Mary Maxwell-Channell (23 July 1914 - 18 Dec 2012) was an engineer and businesswoman who was honoured in the 1946 New Years Honours list for her role in starting a factory producing munitions in World War II.

== Early life and education ==
Mary Gardner was born in rural Lancashire, England on 23 July 1914. Her parents were Thomas Gardner and Bertha May Foxcroft, and she had seven brothers and sisters. They lived in Cockerham near Garstang.
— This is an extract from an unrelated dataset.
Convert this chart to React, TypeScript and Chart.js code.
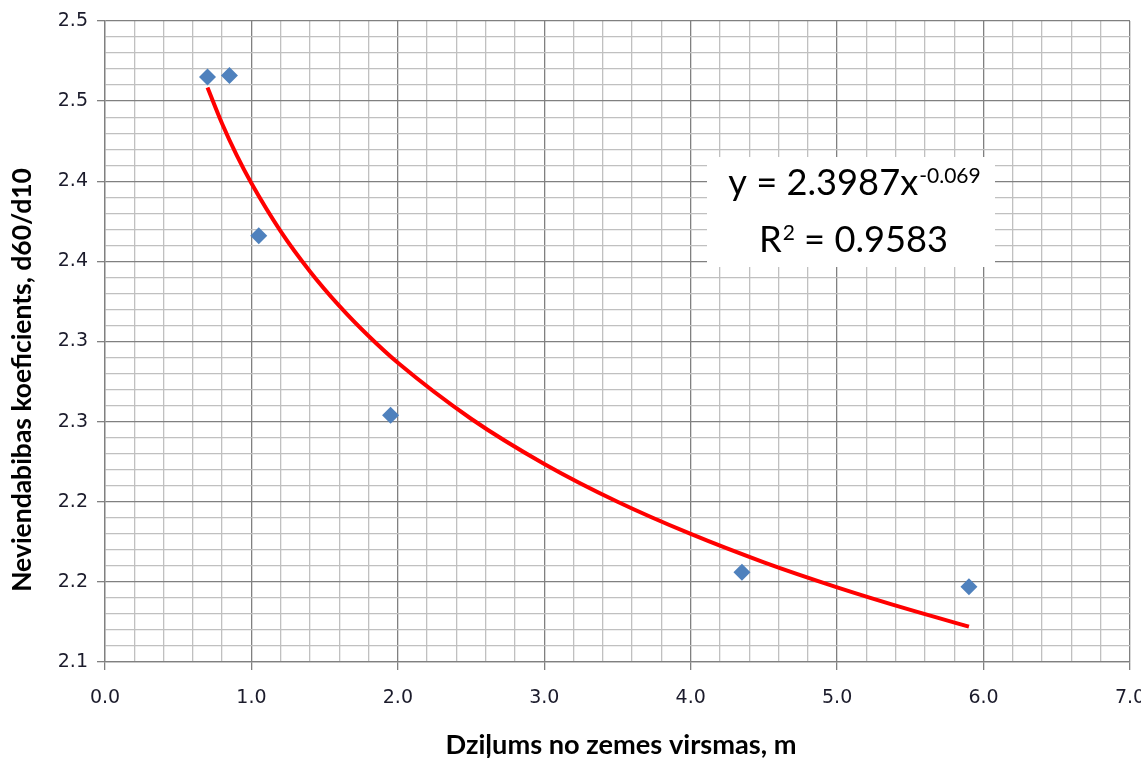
import React, { useEffect, useRef } from "react";
import { Chart, registerables } from "chart.js";

Chart.register(...registerables);

// Measured points (depth, m  ->  coefficient d60/d10)
const depthValues = [0.7, 0.85, 1.05, 1.95, 4.35, 5.9];
const coefValues = [2.465, 2.466, 2.366, 2.254, 2.156, 2.147];

// Power trendline
const trendX = [0.7, 0.8, 0.9, 1.0, 1.2, 1.4, 1.6, 1.8, 2.0, 2.5, 3.0, 3.5, 4.0, 4.5, 5.0, 5.5, 5.9];
const trendY = [2.4585, 2.4359, 2.4161, 2.3987, 2.3687, 2.3437, 2.3222, 2.3034, 2.2867, 2.2518, 2.2236, 2.2, 2.1799, 2.1622, 2.1466, 2.1325, 2.1221];

// Tick labels (major ticks only)
const xTickLabels = ["0.0", "1.0", "2.0", "3.0", "4.0", "5.0", "6.0", "7.0"];
const yTickLabels = ["2.1", "2.2", "2.2", "2.3", "2.3", "2.4", "2.4", "2.5", "2.5"];

const xTitle = "Dziļums no zemes virsmas, m";
const yTitle = "Neviendabibas koeficients, d60/d10";
const eqMain = "y = 2.3987x";
const eqExp = "-0.069";
const r2Base = "R";
const r2Exp = "2";
const r2Rest = " = 0.9583";

const X_MIN = 0, X_MAX = 7, X_MINOR = 0.2;
const Y_MIN = 2.1, Y_MAX = 2.5, Y_MINOR = 0.01;

const xGrid: number[] = [];
for (let i = 0; i <= Math.round((X_MAX - X_MIN) / X_MINOR); i++) xGrid.push(X_MIN + i * X_MINOR);
const yGrid: number[] = [];
for (let i = 0; i <= Math.round((Y_MAX - Y_MIN) / Y_MINOR); i++) yGrid.push(Y_MIN + i * Y_MINOR);

const MAJOR = "#808080";
const MINOR = "#c0c0c0";
const TICK_FONT = { family: "'DejaVu Sans', Verdana, sans-serif", size: 19 };
const TEXT = "#1b1b2b";

function fitSize(ctx: CanvasRenderingContext2D, text: string, fam: string, weight: string, target: number) {
  ctx.font = `${weight} 100px ${fam}`;
  const w = ctx.measureText(text).width;
  return (100 * target) / w;
}

const overlayPlugin = {
  id: "overlay",
  afterDraw(chart: any) {
    const ctx: CanvasRenderingContext2D = chart.ctx;
    ctx.save();
    const titleFam = "Lato, 'Open Sans', sans-serif";
    // X title
    const xs = fitSize(ctx, xTitle, titleFam, "bold", 351);
    ctx.font = `bold ${xs}px ${titleFam}`;
    ctx.fillStyle = "#000";
    ctx.textAlign = "center";
    ctx.textBaseline = "alphabetic";
    ctx.fillText(xTitle, 621, 754);
    // Y title
    const ys = fitSize(ctx, yTitle, titleFam, "bold", 424);
    ctx.font = `bold ${ys}px ${titleFam}`;
    ctx.save();
    ctx.translate(31, 380);
    ctx.rotate(-Math.PI / 2);
    ctx.fillText(yTitle, 0, 0);
    ctx.restore();

    // Equation box
    ctx.fillStyle = "#ffffff";
    ctx.fillRect(707, 157, 288, 110);
    const eqFam = "Lato, 'Open Sans', sans-serif";
    const s = fitSize(ctx, eqMain, eqFam, "normal", 190);
    const ss = s * 0.58;
    const cap = 0.72;
    ctx.textAlign = "left";
    ctx.fillStyle = "#000";
    ctx.font = `${s}px ${eqFam}`;
    const w1 = ctx.measureText(eqMain).width;
    ctx.font = `${ss}px ${eqFam}`;
    const w1e = ctx.measureText(eqExp).width;
    const x1 = 854 - (w1 + w1e) / 2;
    const b1 = 195;
    ctx.font = `${s}px ${eqFam}`;
    ctx.fillText(eqMain, x1, b1);
    ctx.font = `${ss}px ${eqFam}`;
    ctx.fillText(eqExp, x1 + w1 + 1, b1 - cap * s + cap * ss - 1);

    ctx.font = `${s}px ${eqFam}`;
    const wr = ctx.measureText(r2Base).width;
    const wrest = ctx.measureText(r2Rest).width;
    ctx.font = `${ss}px ${eqFam}`;
    const wre = ctx.measureText(r2Exp).width;
    const x2 = 853 - (wr + wre + wrest) / 2;
    const b2 = 252;
    ctx.font = `${s}px ${eqFam}`;
    ctx.fillText(r2Base, x2, b2);
    ctx.font = `${ss}px ${eqFam}`;
    ctx.fillText(r2Exp, x2 + wr + 1, b2 - cap * s + cap * ss - 1);
    ctx.font = `${s}px ${eqFam}`;
    ctx.fillText(r2Rest, x2 + wr + wre + 1, b2);
    ctx.restore();
  },
};

export default function App() {
  const ref = useRef<HTMLCanvasElement | null>(null);
  useEffect(() => {
    if (!ref.current) return;
    const chart = new Chart(ref.current, {
      type: "scatter",
      data: {
        datasets: [
          {
            label: "Trend",
            data: trendX.map((x, i) => ({ x, y: trendY[i] })),
            showLine: true,
            borderColor: "#ff0000",
            borderWidth: 4,
            pointRadius: 0,
            cubicInterpolationMode: "monotone",
            fill: false,
          },
          {
            label: "Data",
            data: depthValues.map((x, i) => ({ x, y: coefValues[i] })),
            showLine: false,
            pointStyle: "rectRot",
            pointRadius: 8.5,
            pointBackgroundColor: "#4f81bd",
            pointBorderColor: "#4f81bd",
            pointBorderWidth: 0,
          },
        ],
      },
      options: {
        responsive: false,
        animation: false,
        devicePixelRatio: 1,
        layout: { padding: { left: 0, right: 11, top: 21, bottom: 0 } },
        plugins: { legend: { display: false }, tooltip: { enabled: false } },
        scales: {
          x: {
            type: "linear",
            min: X_MIN,
            max: X_MAX,
            afterBuildTicks: (scale: any) => {
              scale.ticks = xGrid.map((v) => ({ value: v }));
            },
            afterFit: (scale: any) => {
              scale.height = 100;
              scale.paddingLeft = 0;
              scale.paddingRight = 0;
            },
            ticks: {
              autoSkip: false,
              maxRotation: 0,
              minRotation: 0,
              padding: 17,
              color: TEXT,
              font: TICK_FONT,
              callback: (_v: any, i: number) => (i % 5 === 0 ? xTickLabels[i / 5] : ""),
            },
            grid: {
              color: (c: any) => (c.index % 5 === 0 ? MAJOR : MINOR),
              tickColor: (c: any) => (c.index % 5 === 0 ? MAJOR : "rgba(0,0,0,0)"),
              tickLength: 8,
              lineWidth: 1.3,
            },
            border: { display: true, color: MAJOR, width: 1.3 },
          },
          y: {
            type: "linear",
            min: Y_MIN,
            max: Y_MAX,
            afterBuildTicks: (scale: any) => {
              scale.ticks = yGrid.map((v) => ({ value: v }));
            },
            afterFit: (scale: any) => {
              scale.width = 105;
              scale.paddingTop = 0;
              scale.paddingBottom = 0;
            },
            ticks: {
              autoSkip: false,
              padding: 9,
              color: TEXT,
              font: TICK_FONT,
              callback: (_v: any, i: number) => (i % 5 === 0 ? yTickLabels[i / 5] : ""),
            },
            grid: {
              color: (c: any) => (c.index % 5 === 0 ? MAJOR : MINOR),
              tickColor: (c: any) => (c.index % 5 === 0 ? MAJOR : "rgba(0,0,0,0)"),
              tickLength: 8,
              lineWidth: 1.3,
            },
            border: { display: true, color: MAJOR, width: 1.3 },
          },
        },
      },
      plugins: [overlayPlugin],
    } as any);
    return () => chart.destroy();
  }, []);

  return (
    <div style={{ position: "absolute", left: 0, top: 0, width: 1141, height: 762, background: "#fff" }}>
      <canvas ref={ref} width={1141} height={762} />
    </div>
  );
}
Mary studied engineering, probably at one of the London polytechnics such as Borough Polytechnic Institute which ran women's engineering courses organised by Women's Engineering Society (WES) from 1930.

== Career ==
The most prominent engineering enterprise of Mary Maxwell-Channell was the company Erinex which carried out wartime work in World War II. Erinex was based in the village of Flore, Northamptonshire, initially in existing village buildings, and employed mainly women. The citation under "New Members" in 1943 in the Women's Engineering Society journal The Woman Engineer said that Erinex & Co was carrying out laboratory work on metal substitution, airscrew and spinner development, plastic development and in general engineering. Later sources mention high velocity incendiary bombs. The continued story of Erinex Ltd, is described in The Woman Engineer in 1947, including the company's purchase of an autogyro. A photograph of the factory from January 1946 shows women assembling electric kettles.

For her work founding a war industry at Erinex she was appointed as a Member of the Order of the British Empire in the New Years Honours of 1946.

Erinex Ltd and two other companies owned by Maxwell-Channell were wound up during 1948-1950 amid charges of fraudulent conversion of company money by her husband, Robert Maxwell-Channell.

Maxwell-Channell joined the Women's Engineering Society (WES) in 1943 and became a Member of Council 1947-1948.

== Personal life ==
Mary Gardener married Australian engineer Robert Maxwell-Channell on 3 June 1937 at Warwick and Leamington Register Office. In later life Mary and her husband used the surname Channell de Chanel.

Mary Maxwell-Channel de Chanell died in Bude, Cornwall in 2012.

A selection of her papers were deposited in the Institution of Engineering and Technology Archives in the early 2020s as part of the Women's Engineering Society's collection.